De ce côté-là, aucun doute : le French Flair n'est pas mort car il brille encore. Il suffit pour s'en convaincre d'admirer les inspirations du jeune Louis Bielle-Biarrey, vingt-et-un ans, neuf essais en treize sélections, meilleur ratio tricolore de tous les temps. Ses courses supersoniques réduiraient n'importe quel adversaire au rang de piéton. Et que dire de l'étonnant Peato Mauvaka, joueur protée s'il en est, capable dans le même mouvement d'évoluer talonneur, demi de mêlée, troisième-ligne aile et trois-quarts centre, de plaquer et de franchir pour finir par sauter tel un zébulon sur la tête d'un All Black qui dépasse de l'ultime maul et provoquer le coup de sifflet final de ce match de légende.
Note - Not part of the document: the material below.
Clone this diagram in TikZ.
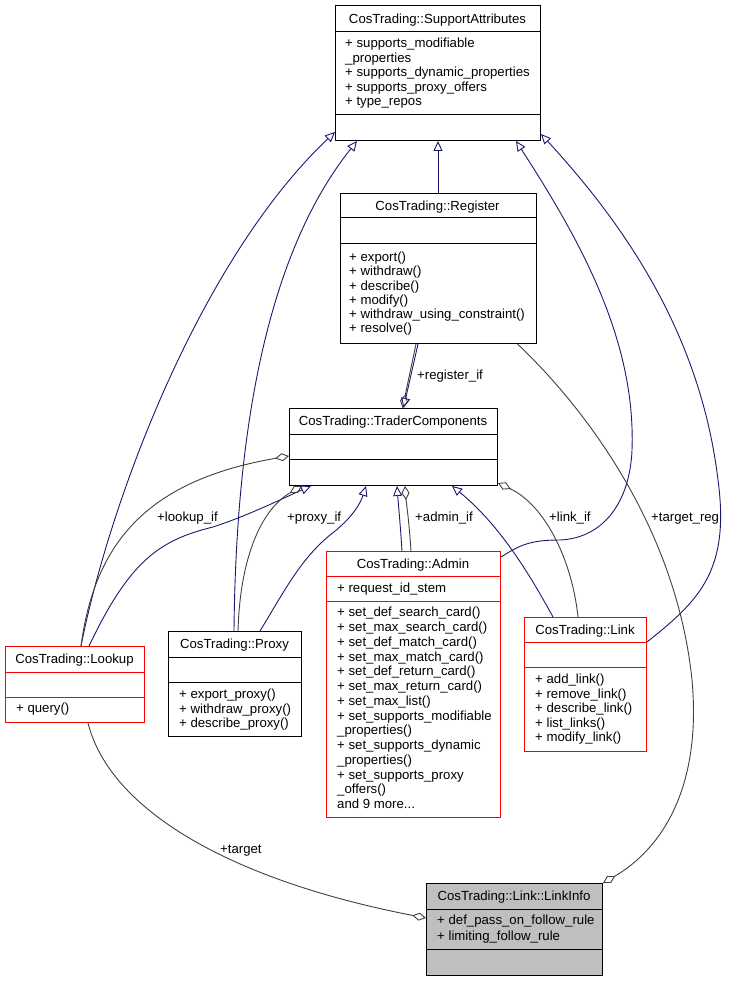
\documentclass[tikz,border=0pt]{standalone}
\usepackage{fontspec}
\setmainfont{Liberation Sans}
\usetikzlibrary{arrows.meta}
\definecolor{navy}{HTML}{191970}
\definecolor{dgray}{HTML}{404040}
\definecolor{boxgray}{HTML}{BFBFBF}
\definecolor{boxred}{HTML}{FF0000}
\begin{document}
\begin{tikzpicture}[x=1pt,y=-1pt,
  font=\fontsize{13.2}{14.5}\selectfont,
  cls/.style={draw, line width=1pt, inner sep=0pt, anchor=north west},
  txt/.style={anchor=west, inner sep=0pt, text height=9.4pt, text depth=0pt},
  ttl/.style={anchor=center, inner sep=0pt, text height=9.4pt, text depth=0pt},
  inh/.style={draw=navy, line width=0.9pt, -{Triangle[open, length=10pt, width=9pt]}},
  agg/.style={draw=dgray, line width=0.9pt, -{Diamond[open, length=14pt, width=8pt]}},
  elbl/.style={anchor=west, inner sep=0pt, text height=9.4pt, text depth=0pt}]
\useasboundingbox (0,0) rectangle (730,981);

% ---------- SupportAttributes
\node[cls, minimum width=205pt, minimum height=135pt] (sa) at (335,5) {};
\draw[line width=1pt] (sa.north west) ++(0,27) -- ++(205,0);
\draw[line width=1pt] (sa.north west) ++(0,110) -- ++(205,0);
\node[ttl] (sat) at (437.5,18.5) {CosTrading::SupportAttributes};
\foreach \t [count=\i from 0] in {{+ supports\_modifiable},{\_properties},{+ supports\_dynamic\_properties},{+ supports\_proxy\_offers},{+ type\_repos}}
  \node[txt] at (345,{43+14.5*\i}) {\t};

% ---------- Register
\node[cls, minimum width=196pt, minimum height=150pt] (reg) at (339.5,193) {};
\draw[line width=1pt] (reg.north west) ++(0,25) -- ++(196,0);
\draw[line width=1pt] (reg.north west) ++(0,51) -- ++(196,0);
\node[ttl] (regt) at (437.5,205.5) {CosTrading::Register};
\foreach \t [count=\i from 0] in {{+ export()},{+ withdraw()},{+ describe()},{+ modify()},{+ withdraw\_using\_constraint()},{+ resolve()}}
  \node[txt] at (349,{257+14.2*\i}) {\t};

% ---------- TraderComponents
\node[cls, minimum width=208pt, minimum height=77pt] (tc) at (289,408) {};
\draw[line width=1pt] (tc.north west) ++(0,26) -- ++(208,0);
\draw[line width=1pt] (tc.north west) ++(0,51) -- ++(208,0);
\node[ttl] (tct) at (393,421) {CosTrading::TraderComponents};

% ---------- Admin
\node[cls, draw=boxred, minimum width=174pt, minimum height=266pt] (admin) at (326,551) {};
\draw[boxred, line width=1pt] (admin.north west) ++(0,25) -- ++(174,0);
\draw[boxred, line width=1pt] (admin.north west) ++(0,50) -- ++(174,0);
\node[ttl] (admint) at (413,563.5) {CosTrading::Admin};
\node[txt] at (337,588) {+ request\_id\_stem};
\foreach \t [count=\i from 0] in {{+ set\_def\_search\_card()},{+ set\_max\_search\_card()},{+ set\_def\_match\_card()},{+ set\_max\_match\_card()},{+ set\_def\_return\_card()},{+ set\_max\_return\_card()},{+ set\_max\_list()},{+ set\_supports\_modifiable},{\_properties()},{+ set\_supports\_dynamic},{\_properties()},{+ set\_supports\_proxy},{\_offers()}}
  \node[txt] at (337,{612+14.77*\i}) {\t};
\node[txt] at (337,804) {and 9 more...};

% ---------- Lookup
\node[cls, draw=boxred, minimum width=139pt, minimum height=76pt] (lookup) at (5,646) {};
\draw[boxred, line width=1pt] (lookup.north west) ++(0,26) -- ++(139,0);
\draw[boxred, line width=1pt] (lookup.north west) ++(0,51) -- ++(139,0);
\node[ttl] (lookupt) at (74.5,659) {CosTrading::Lookup};
\node[txt] at (16,708) {+ query()};

% ---------- Proxy
\node[cls, minimum width=133pt, minimum height=105pt] (proxy) at (168,631) {};
\draw[line width=1pt] (proxy.north west) ++(0,26) -- ++(133,0);
\draw[line width=1pt] (proxy.north west) ++(0,51) -- ++(133,0);
\node[ttl] (proxyt) at (234.5,644) {CosTrading::Proxy};
\foreach \t [count=\i from 0] in {{+ export\_proxy()},{+ withdraw\_proxy()},{+ describe\_proxy()}}
  \node[txt] at (179,{694+14.3*\i}) {\t};

% ---------- Link
\node[cls, draw=boxred, minimum width=122pt, minimum height=134pt] (link) at (524,617) {};
\draw[boxred, line width=1pt] (link.north west) ++(0,25) -- ++(122,0);
\draw[boxred, line width=1pt] (link.north west) ++(0,50) -- ++(122,0);
\node[ttl] (linkt) at (585,629.5) {CosTrading::Link};
\foreach \t [count=\i from 0] in {{+ add\_link()},{+ remove\_link()},{+ describe\_link()},{+ list\_links()},{+ modify\_link()}}
  \node[txt] at (535,{679+14.5*\i}) {\t};

% ---------- LinkInfo
\node[cls, fill=boxgray, minimum width=176pt, minimum height=92pt] (linkinfo) at (426,883) {};
\draw[line width=1pt] (linkinfo.north west) ++(0,26) -- ++(176,0);
\draw[line width=1pt] (linkinfo.north west) ++(0,66) -- ++(176,0);
\node[ttl] (linkinfot) at (514,896) {CosTrading::Link::LinkInfo};
\node[txt] at (437,920) {+ def\_pass\_on\_follow\_rule};
\node[txt] at (437,935.5) {+ limiting\_follow\_rule};

% ---------- inheritance to SupportAttributes
\draw[inh] ([xshift=76pt]lookup.north west) .. controls (110,500) and (200,260) .. ([yshift=9pt]sa.south west);
\draw[inh] ([xshift=66pt]proxy.north west) .. controls (236,420) and (270,250) .. ([xshift=22pt]sa.south west);
\draw[inh] (reg.north) -- (sa.south);
\draw[inh] ([yshift=-6pt]admin.north east) .. controls (520,545) and (530,540) .. (560,540)
  .. controls (605,538) and (630,500) .. (632,450)
  .. controls (636,340) and (580,240) .. ([xshift=-25pt]sa.south east);
\draw[inh] ([yshift=-25pt]link.north east) .. controls (700,600) and (730,570) .. (718,480)
  .. controls (700,330) and (620,220) .. ([yshift=7pt]sa.south east);

% ---------- Register <-> TraderComponents
\draw[agg] ([xshift=-22pt]reg.south) -- ([xshift=9pt]tc.north);
\draw[inh] ([xshift=-20pt]reg.south) -- ([xshift=10pt]tc.north);
\node[elbl] (lreg) at (417,375) {+register\_if};

% ---------- Lookup <-> TraderComponents
\draw[inh] ([xshift=84pt]lookup.north west) .. controls (130,560) and (160,540) .. (213,527)
  .. controls (250,515) and (290,495) .. ([xshift=22pt]tc.south west);
\draw[agg] ([xshift=76pt]lookup.north west) .. controls (95,540) and (150,480) .. ([yshift=-48pt]tc.north west);
\node[elbl] (llook) at (157,517) {+lookup\_if};

% ---------- Proxy <-> TraderComponents
\draw[agg] ([xshift=70pt]proxy.north west) .. controls (240,560) and (260,510) .. ([xshift=13pt]tc.south west);
\draw[inh] ([xshift=92pt]proxy.north west) .. controls (285,590) and (300,560) .. (330,535)
  .. controls (350,520) and (360,505) .. ([xshift=77pt]tc.south west);
\node[elbl] (lprox) at (287,517) {+proxy\_if};

% ---------- Admin <-> TraderComponents
\draw[inh] ([xshift=76pt]admin.north west) .. controls (400,520) and (398,500) .. ([xshift=108pt]tc.south west);
\draw[agg] ([xshift=85pt]admin.north west) .. controls (409,520) and (406,500) .. ([xshift=116pt]tc.south west);
\node[elbl] (ladm) at (415,517) {+admin\_if};

% ---------- Link <-> TraderComponents
\draw[inh] ([xshift=29pt]link.north west) .. controls (530,575) and (500,525) .. ([xshift=163pt]tc.south west);
\draw[agg] ([xshift=54pt]link.north west) .. controls (572,560) and (545,505) .. ([yshift=3pt]tc.south east);
\node[elbl] (llink) at (549,517) {+link\_if};

% ---------- to LinkInfo
\draw[agg] ([xshift=-19pt]reg.south east) .. controls (582,405) and (676,525) .. (692,680)
  .. controls (702,790) and (660,850) .. (linkinfo.north east);
\node[elbl] (ltreg) at (651,517) {+target\_reg};
\draw[agg] ([xshift=83pt]lookup.south west) .. controls (110,810) and (230,880) .. ([yshift=-35pt]linkinfo.north west);
\node[elbl] (ltgt) at (220,849) {+target};
\end{tikzpicture}
\end{document}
Vous trouvez que j'en fais un peu trop ? Que j'ai la dithyrambe facile ? Que ce succès mérite moins d'éloges ? Mais à ne voir le futur que par la lorgnette des Coupes du monde qui se succèdent tous les quatre ans, à ne mesurer la valeur d'une équipe qu'à l'aune du trophée Webb Ellis, on finit par ne plus avoir goût à rien. D'accord, les belles victoires face aux All Blacks empochées par le XV de France n'ont jamais débouché sur le grand sacre, ce titre mondial qui lui échappe. Et alors ? Faut-il pour autant bouder notre plaisir ? Comme disait Lucien Mias, toujours lui, quand on lui reprochait de verrouiller le jeu de Mazamet, son club : "Si vous voulez voir du spectacle, allez à Lourdes !" Pour ma part, en regardant l'inéluctable machine sud-africaine éteindre l'Ecosse, l'Angleterre et sûrement demain le pays de Galles, je me dis qu'il y a encore, effectivement, un peu de chemin à parcourir pour aller de la Terre à la Lune.